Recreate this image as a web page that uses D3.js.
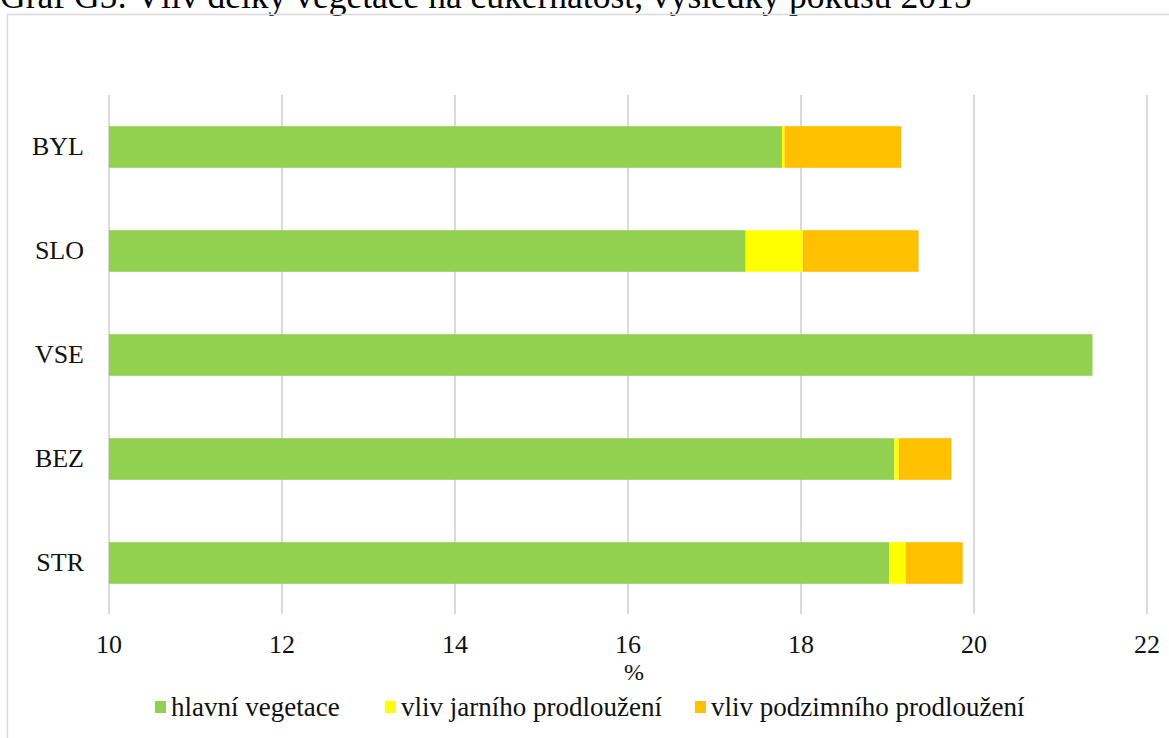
<!DOCTYPE html>
<html>
<head>
<meta charset="utf-8">
<script src="https://cdn.jsdelivr.net/npm/d3@7"></script>
<style>
    body { margin: 0; background: #fff; }
</style>
</head>
<body>
<svg id="chart"></svg>
<script>
// categories top to bottom
const categories = ['BYL', 'SLO', 'VSE', 'BEZ', 'STR']
// sugar content (%) of main vegetation, plus increments from extended seasons
const hlavni = [17.78, 17.36, 21.37, 19.08, 19.02]
const jarni = [0.03, 0.66, 0, 0.05, 0.19]
const podzimni = [1.35, 1.34, 0, 0.61, 0.66]
const xTicks = [10, 12, 14, 16, 18, 20, 22]

const seriesNames = ['hlavní vegetace', 'vliv jarního prodloužení', 'vliv podzimního prodloužení']
const colors = ['#92D050', '#FFFF00', '#FFC000']

const W = 1169, H = 738
const FONT = "'Liberation Serif', Tinos, 'Times New Roman', 'DejaVu Serif', serif"

const rows = categories.map(function (c, i) {
    return { cat: c, s0: hlavni[i], s1: jarni[i], s2: podzimni[i] }
})

var svg = d3.select('#chart')
            .attr('width', W)
            .attr('height', H)
            .attr('font-family', FONT)

// title (cut at the top in the original)
svg.append('text')
   .attr('x', 0).attr('y', 8)
   .attr('font-family', FONT)
   .attr('font-size', 35.5)
   .attr('fill', '#000')
   .text('Graf G5: Vliv délky vegetace na cukernatost, výsledky pokusu 2015')

// chart frame
svg.append('rect')
   .attr('x', 7.5).attr('y', 14.5)
   .attr('width', 1200).attr('height', 800)
   .attr('fill', 'none')
   .attr('stroke', '#D9D9D9')
   .attr('stroke-width', 1.5)

var x = d3.scaleLinear().domain([10, 22]).range([109, 1147]).clamp(true)
var y = d3.scaleBand().domain(categories).range([95, 615])
          .paddingInner(0.6).paddingOuter(0.3)

// gridlines
svg.append('g').selectAll('line')
   .data(xTicks)
   .enter().append('line')
   .attr('x1', d => x(d)).attr('x2', d => x(d))
   .attr('y1', 95).attr('y2', 614)
   .attr('stroke', '#D9D9D9')
   .attr('stroke-width', 2)

var stack = d3.stack().keys(['s0', 's1', 's2'])
var layers = stack(rows)

svg.append('g').selectAll('g')
   .data(layers)
   .enter().append('g')
   .attr('fill', (d, i) => colors[i])
   .selectAll('rect')
   .data(d => d)
   .enter().append('rect')
   .attr('x', d => x(d[0]))
   .attr('y', d => y(d.data.cat))
   .attr('width', d => Math.max(0, x(d[1]) - x(d[0])))
   .attr('height', y.bandwidth())

// x tick labels
svg.append('g').selectAll('text')
   .data(xTicks)
   .enter().append('text')
   .attr('x', d => x(d))
   .attr('y', 653)
   .attr('text-anchor', 'middle')
   .attr('font-family', FONT)
   .attr('font-size', 26)
   .attr('fill', '#111')
   .text(d => d)

// category labels
svg.append('g').selectAll('text')
   .data(categories)
   .enter().append('text')
   .attr('x', 84)
   .attr('y', d => y(d) + y.bandwidth() / 2 + 8)
   .attr('text-anchor', 'end')
   .attr('font-family', FONT)
   .attr('font-size', 26)
   .attr('fill', '#111')
   .text(d => d)

// axis title
svg.append('text')
   .attr('x', 634).attr('y', 680)
   .attr('text-anchor', 'middle')
   .attr('font-family', FONT)
   .attr('font-size', 24)
   .attr('fill', '#111')
   .text('%')

// legend
var legendX = [155, 385, 695]
var legend = svg.append('g').selectAll('g')
                .data(seriesNames)
                .enter().append('g')
                .attr('transform', (d, i) => `translate(${legendX[i]}, 701)`)
legend.append('rect')
      .attr('width', 11).attr('height', 12)
      .attr('fill', (d, i) => colors[i])
legend.append('text')
      .attr('x', 16).attr('y', 15)
      .attr('font-family', FONT)
      .attr('font-size', 27)
      .attr('fill', '#111')
      .text(d => d)
</script>
</body>
</html>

•••••

**What to work on**:
Leave out the pictures and restate, word for word, the lines from the top of the data through the line containing "const colors = ['#92D050', '#FFFF00', '#FFC000']", both included.

**Exercise solution**:
Recreate this image as a web page that uses D3.js.
<!DOCTYPE html>
<html>
<head>
<meta charset="utf-8">
<script src="https://cdn.jsdelivr.net/npm/d3@7"></script>
<style>
    body { margin: 0; background: #fff; }
</style>
</head>
<body>
<svg id="chart"></svg>
<script>
// categories top to bottom
const categories = ['BYL', 'SLO', 'VSE', 'BEZ', 'STR']
// sugar content (%) of main vegetation, plus increments from extended seasons
const hlavni = [17.78, 17.36, 21.37, 19.08, 19.02]
const jarni = [0.03, 0.66, 0, 0.05, 0.19]
const podzimni = [1.35, 1.34, 0, 0.61, 0.66]
const xTicks = [10, 12, 14, 16, 18, 20, 22]

const seriesNames = ['hlavní vegetace', 'vliv jarního prodloužení', 'vliv podzimního prodloužení']
const colors = ['#92D050', '#FFFF00', '#FFC000']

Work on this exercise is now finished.